The available evidence suggests Luba Coulton was born in the Russian Empire, not Transylvania or any other part of Romania. An equal body of evidence (albeit with variant spellings like "Primakoff," "Premacov," or "Promerkoff") suggests her maiden name was indeed Primakov (Примаков). So there appear to be at least some reality amidst the legends. Finding it, alas, will be a challenging task. Perhaps all we can do is to compare these tales to history and the few available data points, then create our own stories with their own truths and inaccuracies.
|And your mother too...|
After the Zaparozhian Cossacks were disbanded in 1775, many Rom stayed in the area. Some kept up a nomadic or semi-nomadic style while others settled into the local villages. While some Roma kept to themselves, others became fully integrated members of their community. Indeed, today many Ukrainian Roma are unfamiliar with the Romany language and speak Ukrainian as their mother tongue. A young Jewish girl working in the marketplace might well be swept off her feet by a handsome young horse trader or blacksmith. 19th century Russians were enamored with Tsigani song and dance, praising them for their nomadic freedom and swarthy beauty.
If Luba Coulton's father abandoned her mother, it would be an enormous disgrace to her family. If he stayed around it would be even worse. As Bernard Wasserman describes it in On the Eve: The Jews of Europe Before the Second World War (p. 158).

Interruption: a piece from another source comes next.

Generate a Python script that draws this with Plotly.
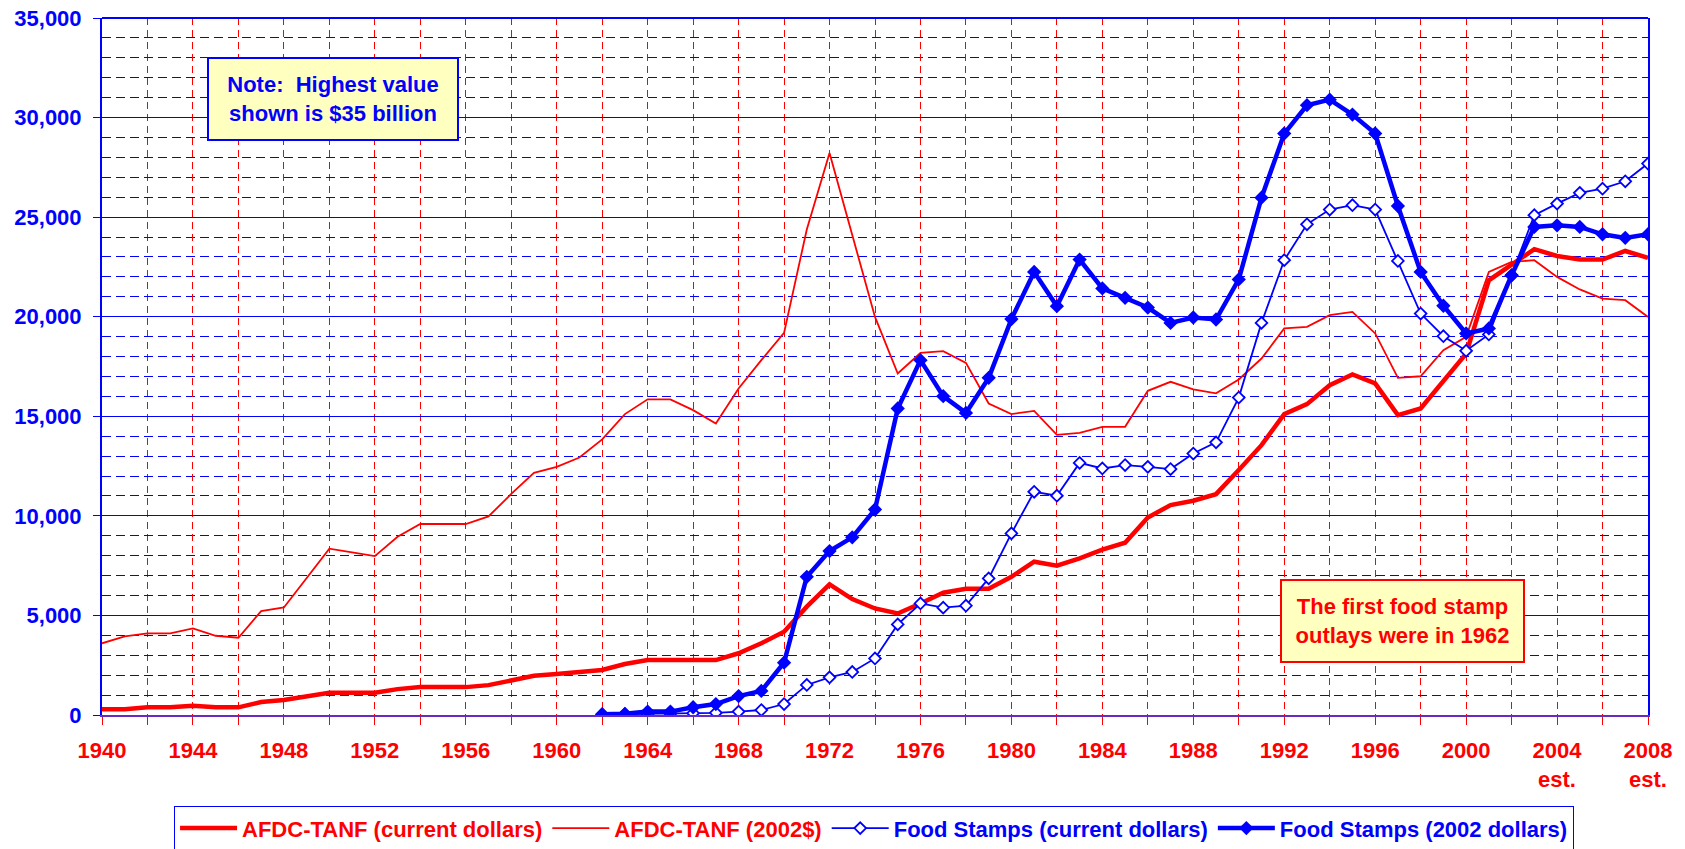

An unmarried Jewish mother who could not persuade the Jewish father of her child to marry her before the birth could hardly remain in the shtetl and would be compelled to leave for the sheltering anonymity of a city or for America. Before departure, she might hand over the illegitimate child to nearby peasants (who might see the gift as an extra pair of laboring hands) or place the infant in an orphanage, if one were available. Under a false name, perhaps claiming to be an aunt, she might send money periodically to cover expenses for the child's upkeep.
If, however, the father were not Jewish and she married him (illegitimate children being the most common catalyst of such, still relatively infrequent, outmarriages in the shtetl) she would disgrace her family twice over: exogamy, after all, was hardly less of a disgrace then illegitimacy.Luba Coulton's mother was faced with a dilemma. There were no civil marriages in the Russian Empire and marriages between Christians and non-Christians were illegal. Marrying her Gypsy lover would mean losing her family and frie. Keeping the child as a single mother would mean an outcast's life for her and her baby, a life of clucking tongues and sneers and condemnation for a child whose only crime was being born.
Maybe Luba's father abandoned her pregnant mother. Perhaps they relocated and set up housekeeping without a wedding. (The pious might sniff, but cohabitation was not uncommon among peasants unable to afford religious ceremonies and marriage licenses). Or perhaps they decided to make their wedding legal and their child legitimate: they decided the opportunities they would gain outweighed the community they had already lost.
The answer to that question will likely remain an eternal mystery. But two unusual data points give me pause. On the 1922 marriage license between Leslie Lowell Vaughn and Carolyn Coulton (formerly Katie Coulton), Carolyn spells her mother's maiden name as "Josephine Premacov." And in the 1946/7 San Francisco City Directory Luba Coulton gives her middle initial as "J." I wonder if "Josephine" isn't the name which appears on her baptismal certificate.
If so, she, like her grandson, decided a change was in order. 57 years before Anton LaVey began his coming of age stint with the circus, the Coultons left Russia with their baby daughter and headed for one of the earliest Jewish settlements in what was then Ottoman Palestine. And from the time they left Palestine a year later and headed for America she never again used "Josephine." Instead she went by the name her mother had always called her, the odd name that census takers and canvassers frequently rendered as Libbie or Liba, the Ukrainian Yiddish Люба (Lyuba), "Beloved."